Set problem | Repeat every line exactly, keeping the pictures out of the copy.

>>

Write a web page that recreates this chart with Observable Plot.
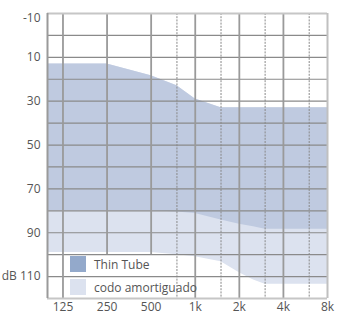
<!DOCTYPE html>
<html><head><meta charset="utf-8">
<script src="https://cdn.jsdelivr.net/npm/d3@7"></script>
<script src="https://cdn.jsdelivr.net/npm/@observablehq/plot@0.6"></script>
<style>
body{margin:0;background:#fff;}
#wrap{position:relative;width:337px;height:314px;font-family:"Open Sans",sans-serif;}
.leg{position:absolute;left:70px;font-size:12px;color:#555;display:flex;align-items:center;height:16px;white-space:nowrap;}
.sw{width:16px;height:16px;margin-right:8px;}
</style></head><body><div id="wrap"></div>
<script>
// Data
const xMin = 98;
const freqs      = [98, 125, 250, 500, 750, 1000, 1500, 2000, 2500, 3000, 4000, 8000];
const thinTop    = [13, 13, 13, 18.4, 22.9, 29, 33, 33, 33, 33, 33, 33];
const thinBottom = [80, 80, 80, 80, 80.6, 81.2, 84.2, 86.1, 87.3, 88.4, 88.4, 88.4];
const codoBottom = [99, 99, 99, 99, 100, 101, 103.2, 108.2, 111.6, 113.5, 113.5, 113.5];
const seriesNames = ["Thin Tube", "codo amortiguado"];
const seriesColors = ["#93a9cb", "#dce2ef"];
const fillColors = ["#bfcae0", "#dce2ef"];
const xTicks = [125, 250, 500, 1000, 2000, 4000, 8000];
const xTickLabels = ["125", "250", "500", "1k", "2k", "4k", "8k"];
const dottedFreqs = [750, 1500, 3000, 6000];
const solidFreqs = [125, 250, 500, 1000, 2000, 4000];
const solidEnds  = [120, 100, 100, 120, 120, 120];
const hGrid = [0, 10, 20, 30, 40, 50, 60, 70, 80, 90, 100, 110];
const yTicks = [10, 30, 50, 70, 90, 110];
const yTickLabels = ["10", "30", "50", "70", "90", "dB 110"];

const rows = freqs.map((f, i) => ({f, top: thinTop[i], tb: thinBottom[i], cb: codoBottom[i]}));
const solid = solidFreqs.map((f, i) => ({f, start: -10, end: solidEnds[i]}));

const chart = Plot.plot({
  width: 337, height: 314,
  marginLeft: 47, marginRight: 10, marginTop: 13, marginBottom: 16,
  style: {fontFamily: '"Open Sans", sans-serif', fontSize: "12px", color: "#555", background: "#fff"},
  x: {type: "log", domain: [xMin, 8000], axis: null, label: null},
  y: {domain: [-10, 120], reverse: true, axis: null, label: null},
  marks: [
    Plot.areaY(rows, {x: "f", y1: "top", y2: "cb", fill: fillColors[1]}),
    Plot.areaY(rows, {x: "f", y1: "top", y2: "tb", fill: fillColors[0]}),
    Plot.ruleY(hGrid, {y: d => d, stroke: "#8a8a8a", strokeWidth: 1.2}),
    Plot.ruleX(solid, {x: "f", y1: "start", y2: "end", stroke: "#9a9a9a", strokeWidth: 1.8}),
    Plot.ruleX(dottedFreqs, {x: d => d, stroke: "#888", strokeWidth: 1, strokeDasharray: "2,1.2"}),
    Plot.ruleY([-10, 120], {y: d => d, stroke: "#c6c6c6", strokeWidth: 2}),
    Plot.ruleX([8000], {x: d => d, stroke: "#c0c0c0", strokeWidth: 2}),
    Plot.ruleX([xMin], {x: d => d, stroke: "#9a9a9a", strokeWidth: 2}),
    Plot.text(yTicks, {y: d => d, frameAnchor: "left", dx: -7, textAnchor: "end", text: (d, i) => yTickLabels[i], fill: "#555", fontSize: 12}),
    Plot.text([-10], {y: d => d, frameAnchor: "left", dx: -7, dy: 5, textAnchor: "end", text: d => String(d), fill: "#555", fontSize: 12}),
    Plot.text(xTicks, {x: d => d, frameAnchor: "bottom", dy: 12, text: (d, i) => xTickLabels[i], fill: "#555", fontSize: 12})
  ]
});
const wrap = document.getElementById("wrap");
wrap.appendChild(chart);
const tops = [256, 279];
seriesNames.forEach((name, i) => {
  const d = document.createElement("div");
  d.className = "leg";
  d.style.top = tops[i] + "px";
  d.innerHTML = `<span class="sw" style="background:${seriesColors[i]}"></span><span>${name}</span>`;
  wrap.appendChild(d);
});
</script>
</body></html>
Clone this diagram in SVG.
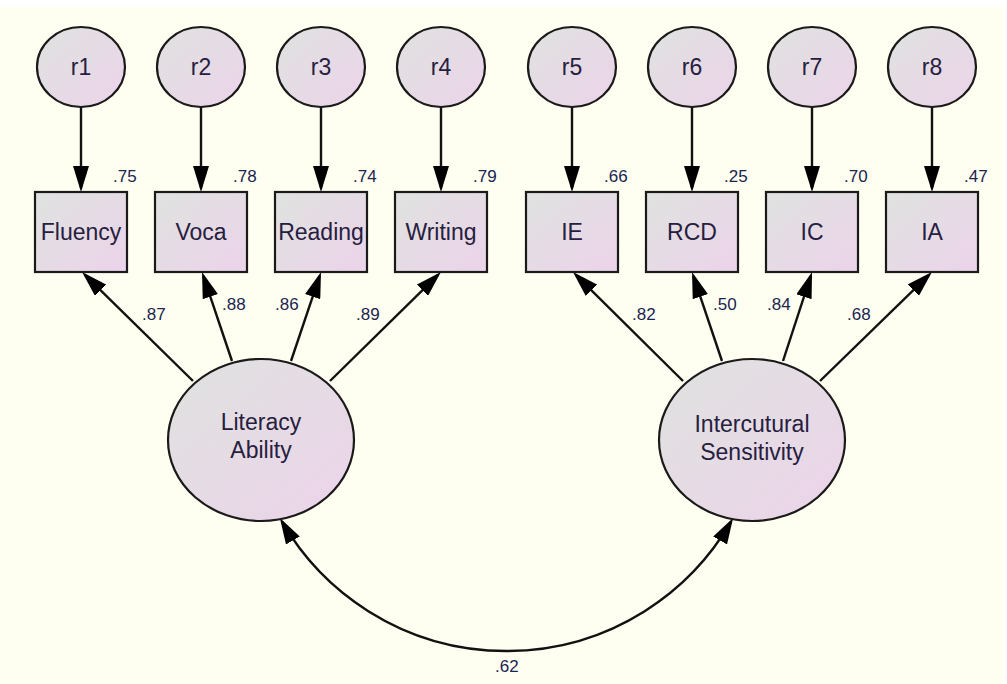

<<

Written reply |
Write a web page that recreates this chart with Observable Plot.
<!DOCTYPE html>
<html><head><meta charset="utf-8">
<script src="https://cdn.jsdelivr.net/npm/d3@7"></script>
<script src="https://cdn.jsdelivr.net/npm/@observablehq/plot@0.6"></script>
<style>
body{margin:0;background:#fff;}
#wrap{position:relative;width:337px;height:314px;font-family:"Open Sans",sans-serif;}
.leg{position:absolute;left:70px;font-size:12px;color:#555;display:flex;align-items:center;height:16px;white-space:nowrap;}
.sw{width:16px;height:16px;margin-right:8px;}
</style></head><body><div id="wrap"></div>
<script>
// Data
const xMin = 98;
const freqs      = [98, 125, 250, 500, 750, 1000, 1500, 2000, 2500, 3000, 4000, 8000];
const thinTop    = [13, 13, 13, 18.4, 22.9, 29, 33, 33, 33, 33, 33, 33];
const thinBottom = [80, 80, 80, 80, 80.6, 81.2, 84.2, 86.1, 87.3, 88.4, 88.4, 88.4];
const codoBottom = [99, 99, 99, 99, 100, 101, 103.2, 108.2, 111.6, 113.5, 113.5, 113.5];
const seriesNames = ["Thin Tube", "codo amortiguado"];
const seriesColors = ["#93a9cb", "#dce2ef"];
const fillColors = ["#bfcae0", "#dce2ef"];
const xTicks = [125, 250, 500, 1000, 2000, 4000, 8000];
const xTickLabels = ["125", "250", "500", "1k", "2k", "4k", "8k"];
const dottedFreqs = [750, 1500, 3000, 6000];
const solidFreqs = [125, 250, 500, 1000, 2000, 4000];
const solidEnds  = [120, 100, 100, 120, 120, 120];
const hGrid = [0, 10, 20, 30, 40, 50, 60, 70, 80, 90, 100, 110];
const yTicks = [10, 30, 50, 70, 90, 110];
const yTickLabels = ["10", "30", "50", "70", "90", "dB 110"];

const rows = freqs.map((f, i) => ({f, top: thinTop[i], tb: thinBottom[i], cb: codoBottom[i]}));
const solid = solidFreqs.map((f, i) => ({f, start: -10, end: solidEnds[i]}));

const chart = Plot.plot({
  width: 337, height: 314,
  marginLeft: 47, marginRight: 10, marginTop: 13, marginBottom: 16,
  style: {fontFamily: '"Open Sans", sans-serif', fontSize: "12px", color: "#555", background: "#fff"},
  x: {type: "log", domain: [xMin, 8000], axis: null, label: null},
  y: {domain: [-10, 120], reverse: true, axis: null, label: null},
  marks: [
    Plot.areaY(rows, {x: "f", y1: "top", y2: "cb", fill: fillColors[1]}),
    Plot.areaY(rows, {x: "f", y1: "top", y2: "tb", fill: fillColors[0]}),
    Plot.ruleY(hGrid, {y: d => d, stroke: "#8a8a8a", strokeWidth: 1.2}),
    Plot.ruleX(solid, {x: "f", y1: "start", y2: "end", stroke: "#9a9a9a", strokeWidth: 1.8}),
    Plot.ruleX(dottedFreqs, {x: d => d, stroke: "#888", strokeWidth: 1, strokeDasharray: "2,1.2"}),
    Plot.ruleY([-10, 120], {y: d => d, stroke: "#c6c6c6", strokeWidth: 2}),
    Plot.ruleX([8000], {x: d => d, stroke: "#c0c0c0", strokeWidth: 2}),
    Plot.ruleX([xMin], {x: d => d, stroke: "#9a9a9a", strokeWidth: 2}),
    Plot.text(yTicks, {y: d => d, frameAnchor: "left", dx: -7, textAnchor: "end", text: (d, i) => yTickLabels[i], fill: "#555", fontSize: 12}),
    Plot.text([-10], {y: d => d, frameAnchor: "left", dx: -7, dy: 5, textAnchor: "end", text: d => String(d), fill: "#555", fontSize: 12}),
    Plot.text(xTicks, {x: d => d, frameAnchor: "bottom", dy: 12, text: (d, i) => xTickLabels[i], fill: "#555", fontSize: 12})
  ]
});
const wrap = document.getElementById("wrap");
wrap.appendChild(chart);
const tops = [256, 279];
seriesNames.forEach((name, i) => {
  const d = document.createElement("div");
  d.className = "leg";
  d.style.top = tops[i] + "px";
  d.innerHTML = `<span class="sw" style="background:${seriesColors[i]}"></span><span>${name}</span>`;
  wrap.appendChild(d);
});
</script>
</body></html>
Clone this diagram in SVG.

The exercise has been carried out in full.